Corn-based ethanol is a political swindle on the public - being a farm subsidy program, not an energy program - because it takes more energy to produce the ethanol than it delivers. Furthermore, ethanol-juiced gasoline gives fewer miles per gallon and is harmful to the environment as well as to automotive fuel systems. Hydrogen also takes more energy to produce than it delivers.

That leaves nuclear. We should go get nuclear as soon as possible to supply those electric cars that should be on the way. What's more, there hasn't been a fatality in the nuclear-power generating business ever. And don't forget coal-to-gas and coal-to-liquid plants, to be built near oil fields so that the carbon dioxide can be sequestered and pumped into old oil fields to increase their ultimate recovery by 15% or 20%. Most people are unaware that one of the two cleanest coal-generating plants in America is in Mulberry in Polk County.

Coal to gas to turbine to electricity. Slick. Clean.

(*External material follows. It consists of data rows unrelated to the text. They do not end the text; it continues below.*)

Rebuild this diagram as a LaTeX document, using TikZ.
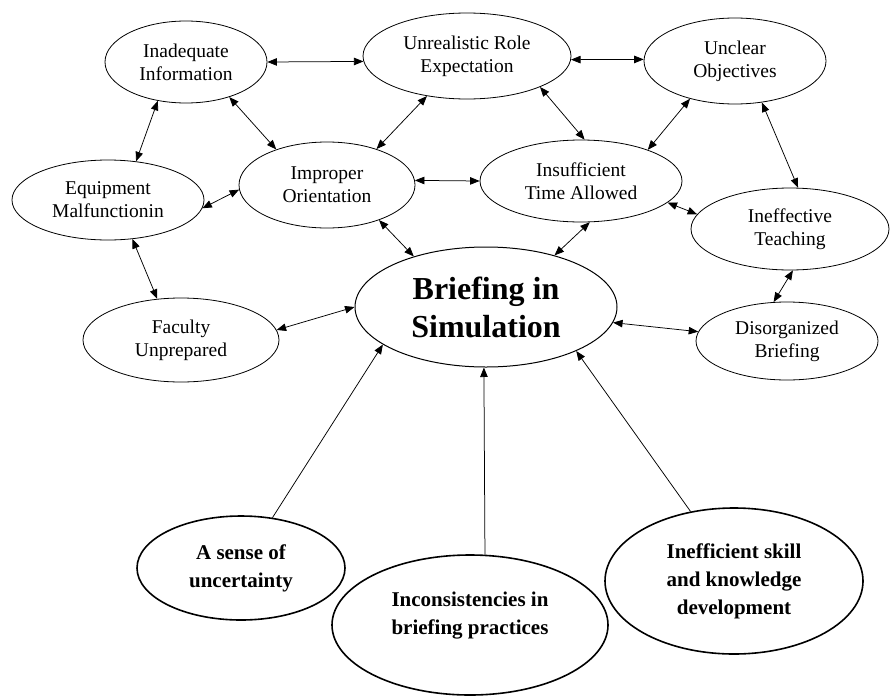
\documentclass[tikz,border=0pt]{standalone}
\usepackage{fontspec}
\setmainfont{Liberation Serif}
\usetikzlibrary{shapes.geometric,arrows.meta}
\tikzset{
  topbox/.style={ellipse, draw, line width=0.8pt, inner sep=0pt, align=center,
    font=\fontsize{19.5}{23}\selectfont},
  bigbox/.style={ellipse, draw, line width=1pt, inner sep=0pt, align=center,
    font=\bfseries\fontsize{32}{38}\selectfont},
  causebox/.style={ellipse, draw, line width=1.6pt, inner sep=0pt, align=center,
    font=\bfseries\fontsize{21}{28}\selectfont},
  tip/.tip={Triangle[length=9.5pt,width=7.5pt]},
  link/.style={line width=0.75pt, tip-tip},
  cause/.style={line width=0.75pt, -tip},
}
\begin{document}
\begin{tikzpicture}[x=1pt,y=-1pt]
\useasboundingbox (0,0) rectangle (890,696);
\node[topbox, minimum width=162pt, minimum height=82pt] (inad) at (186,62) {Inadequate\\Information};
\node[topbox, minimum width=208pt, minimum height=86pt] (unreal) at (467,56) {Unrealistic Role\\Expectation};
\node[topbox, minimum width=182pt, minimum height=86pt] (unclear) at (735,61) {Unclear\\Objectives};
\node[topbox, minimum width=192pt, minimum height=80pt] (equip) at (108,200) {Equipment\\Malfunctionin};
\node[topbox, minimum width=176pt, minimum height=86pt] (improper) at (327,185) {Improper\\Orientation};
\node[topbox, minimum width=202pt, minimum height=82pt] (insuff) at (581,181) {Insufficient\\Time Allowed};
\node[topbox, minimum width=198pt, minimum height=82pt] (ineff) at (790,229) {Ineffective\\Teaching};
\node[topbox, minimum width=196pt, minimum height=84pt] (faculty) at (181,340) {Faculty\\Unprepared};
\node[bigbox, minimum width=262pt, minimum height=120pt] (brief) at (486,307) {Briefing in\\Simulation};
\node[topbox, minimum width=182pt, minimum height=78pt] (disorg) at (787,341) {Disorganized\\Briefing};
\node[causebox, minimum width=208pt, minimum height=104pt] (sense) at (241,568) {A sense of\\uncertainty};
\node[causebox, minimum width=276pt, minimum height=140pt] (incons) at (470,625) {Inconsistencies in\\briefing practices\\[-4pt]\mbox{}};
\node[causebox, minimum width=258pt, minimum height=146pt] (ineffsk) at (734,581) {Inefficient skill\\and knowledge\\development};

\draw[link] (inad.0) -- (unreal.183);
\draw[link] (unreal.-2) -- (unclear.179);
\draw[link] (inad.234) -- (equip.54);
\draw[link] (inad.321) -- (improper.145);
\draw[link] (unreal.225) -- (improper.36);
\draw[link] (unreal.337) -- (insuff.85);
\draw[link] (unclear.220) -- (insuff.25);
\draw[link] (improper.3) -- (insuff.180);
\draw[link] (improper.183) -- (equip.355);
\draw[link] (unclear.303) -- (ineff.79);
\draw[link] (insuff.346) -- (ineff.171);
\draw[link] (insuff.282) -- (brief.37);
\draw[link] (improper.326) -- (brief.145);
\draw[link] (ineff.274) -- (disorg.109);
\draw[link] (equip.302) -- (faculty.120);
\draw[link] (faculty.6) -- (brief.180);
\draw[link] (brief.353) -- (disorg.174);
\draw[cause] (sense.58) -- (brief.200);
\draw[cause] (incons.78) -- (brief.268);
\draw[cause] (ineffsk.122) -- (brief.334);
\end{tikzpicture}
\end{document}
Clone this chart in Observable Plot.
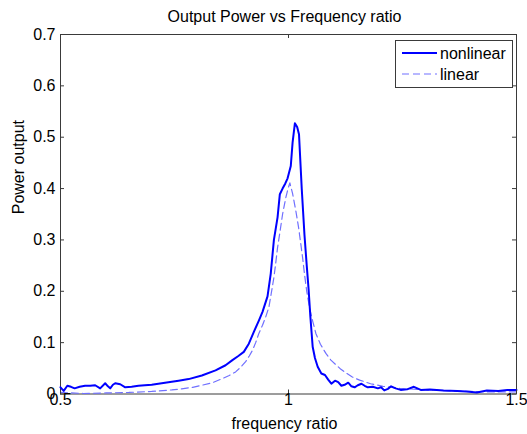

The aggressive use of the tax code to encourage responsible energy alternatives would speed up the transition to a new paradigm of energy generation and usage.

I must conclude, from my perspective, newspapers and others opposed to offshore drilling are failing us when it comes to helping the public form a good understanding of what needs to be done to resolve our energy crisis. Being against drilling offshore Florida or in ANWAR for no good non-political, technical or environmental reason does not help getting the public behind the required actions to move the country forward and out of its current mess.

Weldon Frost of Longboat Key is a geologist and former Vice President and Exploration Manager for various Mobil Oil overseas and domestic affiliates, including Libya, Indonesia (onshore and offshore), New Orleans (offshore Western Gulf of Mexico), and U.K. (North Sea offshore).